-- START OF Source material --
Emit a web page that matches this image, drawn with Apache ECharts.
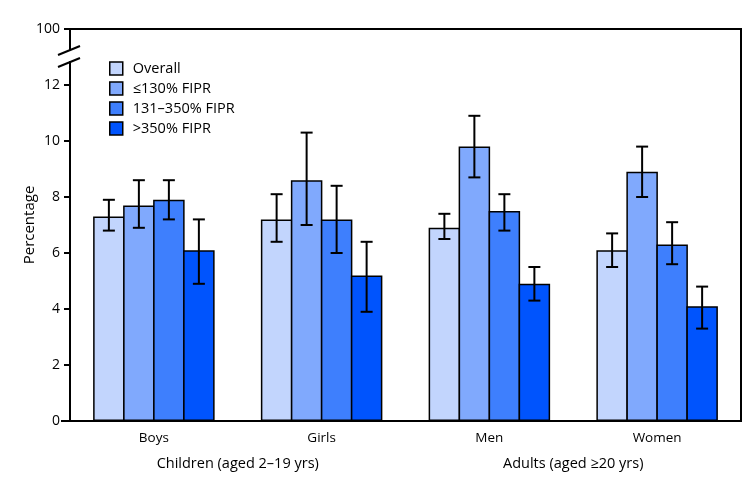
<!DOCTYPE html>
<html>
<head>
<meta charset="utf-8">
<title>FIPR chart</title>
<script src="https://cdn.jsdelivr.net/npm/echarts@6/dist/echarts.min.js"></script>
<style>
    html, body { margin: 0; padding: 0; background: #fff; }
    #chart { width: 750px; height: 493px; }
</style>
</head>
<body>
<div id="chart"></div>
<script>
    // categories and groups
    var categories = ['Boys', 'Girls', 'Men', 'Women'];
    var groups = ['Children (aged 2\u201319 yrs)', 'Adults (aged \u226520 yrs)'];
    var seriesNames = ['Overall', '\u2264130% FIPR', '131\u2013350% FIPR', '>350% FIPR'];
    var colors = ['#c2d5fd', '#80a9fd', '#3e7ffd', '#0054fd'];

    // values per series (Boys, Girls, Men, Women)
    var overall = [7.3, 7.2, 6.9, 6.1];
    var fiprLow = [7.7, 8.6, 9.8, 8.9];
    var fiprMid = [7.9, 7.2, 7.5, 6.3];
    var fiprHigh = [6.1, 5.2, 4.9, 4.1];

    // 95% CI lower / upper
    var overallCI = [[6.8, 7.9], [6.4, 8.1], [6.5, 7.4], [5.5, 6.7]];
    var fiprLowCI = [[6.9, 8.6], [7.0, 10.3], [8.7, 10.9], [8.0, 9.8]];
    var fiprMidCI = [[7.2, 8.6], [6.0, 8.4], [6.8, 8.1], [5.6, 7.1]];
    var fiprHighCI = [[4.9, 7.2], [3.9, 6.4], [4.3, 5.5], [3.3, 4.8]];

    // y tick labels (top tick shown as 100 after the axis break)
    var yTicks = {0: '0', 2: '2', 4: '4', 6: '6', 8: '8', 10: '10', 12: '12', 14: '100'};

    var values = [overall, fiprLow, fiprMid, fiprHigh];
    var cis = [overallCI, fiprLowCI, fiprMidCI, fiprHighCI];
    var step = 30;      // distance between bar centres
    var barW = 31.5;    // echarts draws the border inside the bar, so widen a bit
    var font = 'Open Sans';

    var series = [];
    values.forEach(function (v, i) {
        series.push({
            name: seriesNames[i],
            type: 'bar',
            data: v,
            barWidth: barW,
            barGap: ((step - barW) / barW * 100) + '%',
            itemStyle: {color: colors[i], borderColor: '#000', borderWidth: 1.5}
        });
    });
    cis.forEach(function (ci, i) {
        series.push({
            type: 'custom',
            z: 10,
            data: ci.map(function (d, k) { return [k, d[0], d[1]]; }),
            renderItem: function (params, api) {
                var lo = api.coord([api.value(0), api.value(1)]);
                var hi = api.coord([api.value(0), api.value(2)]);
                var x = lo[0] + (i - 1.5) * step;
                var h = 6;
                var st = {stroke: '#000', lineWidth: 2};
                return {
                    type: 'group',
                    children: [
                        {type: 'line', shape: {x1: x, y1: lo[1], x2: x, y2: hi[1]}, style: st},
                        {type: 'line', shape: {x1: x - h, y1: lo[1], x2: x + h, y2: lo[1]}, style: st},
                        {type: 'line', shape: {x1: x - h, y1: hi[1], x2: x + h, y2: hi[1]}, style: st}
                    ]
                };
            }
        });
    });

    var myChart = echarts.init(document.getElementById('chart'));
    var option = {
        animation: false,
        textStyle: {fontFamily: font, color: '#000'},
        grid: {left: 70, right: 9, top: 29, bottom: 72, show: true, borderColor: '#000', borderWidth: 2},
        legend: {
            data: seriesNames,
            orient: 'vertical',
            left: 104,
            top: 56,
            itemWidth: 13,
            itemHeight: 13,
            itemGap: 5,
            icon: 'rect',
            itemStyle: {borderColor: '#000', borderWidth: 1.5},
            textStyle: {fontFamily: font, fontSize: 14.5, color: '#000', padding: [0, 0, 0, 5]}
        },
        xAxis: [
            {
                type: 'category',
                data: categories,
                axisLine: {lineStyle: {color: '#000', width: 2}},
                axisTick: {alignWithLabel: true, length: 7, lineStyle: {color: '#000', width: 2}},
                axisLabel: {fontFamily: font, fontSize: 13.5, color: '#000', margin: 10}
            },
            {
                type: 'category',
                data: groups,
                position: 'bottom',
                offset: 27,
                axisLine: {show: false},
                axisTick: {show: false},
                axisLabel: {fontFamily: font, fontSize: 14.5, color: '#000'}
            }
        ],
        yAxis: {
            type: 'value',
            min: 0,
            max: 14,
            interval: 2,
            name: 'Percentage',
            nameLocation: 'middle',
            nameGap: 33,
            nameMoveOverlap: false,
            nameTextStyle: {fontFamily: font, fontSize: 15, color: '#000'},
            splitLine: {show: false},
            axisLine: {show: true, lineStyle: {color: '#000', width: 2}},
            axisTick: {show: true, length: 6, lineStyle: {color: '#000', width: 2}},
            axisLabel: {
                fontFamily: font, fontSize: 14, color: '#000', margin: 10,
                formatter: function (v) { return yTicks[v]; }
            }
        },
        graphic: [
            {type: 'rect', z: 100, shape: {x: 60, y: 50, width: 20, height: 11}, style: {fill: '#fff'}},
            {type: 'line', z: 101, shape: {x1: 58, y1: 55, x2: 80, y2: 46}, style: {stroke: '#000', lineWidth: 2}},
            {type: 'line', z: 101, shape: {x1: 58, y1: 67, x2: 80, y2: 58}, style: {stroke: '#000', lineWidth: 2}},
            {type: 'line', z: 101, shape: {x1: 61, y1: 421, x2: 71, y2: 421}, style: {stroke: '#000', lineWidth: 2}}
        ],
        series: series
    };
    myChart.setOption(option);
</script>
</body>
</html>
-- END OF Source material --
Directive - Transcribe the material exactly, leaving every picture out.

Solved problem -
Emit a web page that matches this image, drawn with Apache ECharts.
<!DOCTYPE html>
<html>
<head>
<meta charset="utf-8">
<title>FIPR chart</title>
<script src="https://cdn.jsdelivr.net/npm/echarts@6/dist/echarts.min.js"></script>
<style>
    html, body { margin: 0; padding: 0; background: #fff; }
    #chart { width: 750px; height: 493px; }
</style>
</head>
<body>
<div id="chart"></div>
<script>
    // categories and groups
    var categories = ['Boys', 'Girls', 'Men', 'Women'];
    var groups = ['Children (aged 2\u201319 yrs)', 'Adults (aged \u226520 yrs)'];
    var seriesNames = ['Overall', '\u2264130% FIPR', '131\u2013350% FIPR', '>350% FIPR'];
    var colors = ['#c2d5fd', '#80a9fd', '#3e7ffd', '#0054fd'];

    // values per series (Boys, Girls, Men, Women)
    var overall = [7.3, 7.2, 6.9, 6.1];
    var fiprLow = [7.7, 8.6, 9.8, 8.9];
    var fiprMid = [7.9, 7.2, 7.5, 6.3];
    var fiprHigh = [6.1, 5.2, 4.9, 4.1];

    // 95% CI lower / upper
    var overallCI = [[6.8, 7.9], [6.4, 8.1], [6.5, 7.4], [5.5, 6.7]];
    var fiprLowCI = [[6.9, 8.6], [7.0, 10.3], [8.7, 10.9], [8.0, 9.8]];
    var fiprMidCI = [[7.2, 8.6], [6.0, 8.4], [6.8, 8.1], [5.6, 7.1]];
    var fiprHighCI = [[4.9, 7.2], [3.9, 6.4], [4.3, 5.5], [3.3, 4.8]];

    // y tick labels (top tick shown as 100 after the axis break)
    var yTicks = {0: '0', 2: '2', 4: '4', 6: '6', 8: '8', 10: '10', 12: '12', 14: '100'};

    var values = [overall, fiprLow, fiprMid, fiprHigh];
    var cis = [overallCI, fiprLowCI, fiprMidCI, fiprHighCI];
    var step = 30;      // distance between bar centres
    var barW = 31.5;    // echarts draws the border inside the bar, so widen a bit
    var font = 'Open Sans';

    var series = [];
    values.forEach(function (v, i) {
        series.push({
            name: seriesNames[i],
            type: 'bar',
            data: v,
            barWidth: barW,
            barGap: ((step - barW) / barW * 100) + '%',
            itemStyle: {color: colors[i], borderColor: '#000', borderWidth: 1.5}
        });
    });
    cis.forEach(function (ci, i) {
        series.push({
            type: 'custom',
            z: 10,
            data: ci.map(function (d, k) { return [k, d[0], d[1]]; }),
            renderItem: function (params, api) {
                var lo = api.coord([api.value(0), api.value(1)]);
                var hi = api.coord([api.value(0), api.value(2)]);
                var x = lo[0] + (i - 1.5) * step;
                var h = 6;
                var st = {stroke: '#000', lineWidth: 2};
                return {
                    type: 'group',
                    children: [
                        {type: 'line', shape: {x1: x, y1: lo[1], x2: x, y2: hi[1]}, style: st},
                        {type: 'line', shape: {x1: x - h, y1: lo[1], x2: x + h, y2: lo[1]}, style: st},
                        {type: 'line', shape: {x1: x - h, y1: hi[1], x2: x + h, y2: hi[1]}, style: st}
                    ]
                };
            }
        });
    });

    var myChart = echarts.init(document.getElementById('chart'));
    var option = {
        animation: false,
        textStyle: {fontFamily: font, color: '#000'},
        grid: {left: 70, right: 9, top: 29, bottom: 72, show: true, borderColor: '#000', borderWidth: 2},
        legend: {
            data: seriesNames,
            orient: 'vertical',
            left: 104,
            top: 56,
            itemWidth: 13,
            itemHeight: 13,
            itemGap: 5,
            icon: 'rect',
            itemStyle: {borderColor: '#000', borderWidth: 1.5},
            textStyle: {fontFamily: font, fontSize: 14.5, color: '#000', padding: [0, 0, 0, 5]}
        },
        xAxis: [
            {
                type: 'category',
                data: categories,
                axisLine: {lineStyle: {color: '#000', width: 2}},
                axisTick: {alignWithLabel: true, length: 7, lineStyle: {color: '#000', width: 2}},
                axisLabel: {fontFamily: font, fontSize: 13.5, color: '#000', margin: 10}
            },
            {
                type: 'category',
                data: groups,
                position: 'bottom',
                offset: 27,
                axisLine: {show: false},
                axisTick: {show: false},
                axisLabel: {fontFamily: font, fontSize: 14.5, color: '#000'}
            }
        ],
        yAxis: {
            type: 'value',
            min: 0,
            max: 14,
            interval: 2,
            name: 'Percentage',
            nameLocation: 'middle',
            nameGap: 33,
            nameMoveOverlap: false,
            nameTextStyle: {fontFamily: font, fontSize: 15, color: '#000'},
            splitLine: {show: false},
            axisLine: {show: true, lineStyle: {color: '#000', width: 2}},
            axisTick: {show: true, length: 6, lineStyle: {color: '#000', width: 2}},
            axisLabel: {
                fontFamily: font, fontSize: 14, color: '#000', margin: 10,
                formatter: function (v) { return yTicks[v]; }
            }
        },
        graphic: [
            {type: 'rect', z: 100, shape: {x: 60, y: 50, width: 20, height: 11}, style: {fill: '#fff'}},
            {type: 'line', z: 101, shape: {x1: 58, y1: 55, x2: 80, y2: 46}, style: {stroke: '#000', lineWidth: 2}},
            {type: 'line', z: 101, shape: {x1: 58, y1: 67, x2: 80, y2: 58}, style: {stroke: '#000', lineWidth: 2}},
            {type: 'line', z: 101, shape: {x1: 61, y1: 421, x2: 71, y2: 421}, style: {stroke: '#000', lineWidth: 2}}
        ],
        series: series
    };
    myChart.setOption(option);
</script>
</body>
</html>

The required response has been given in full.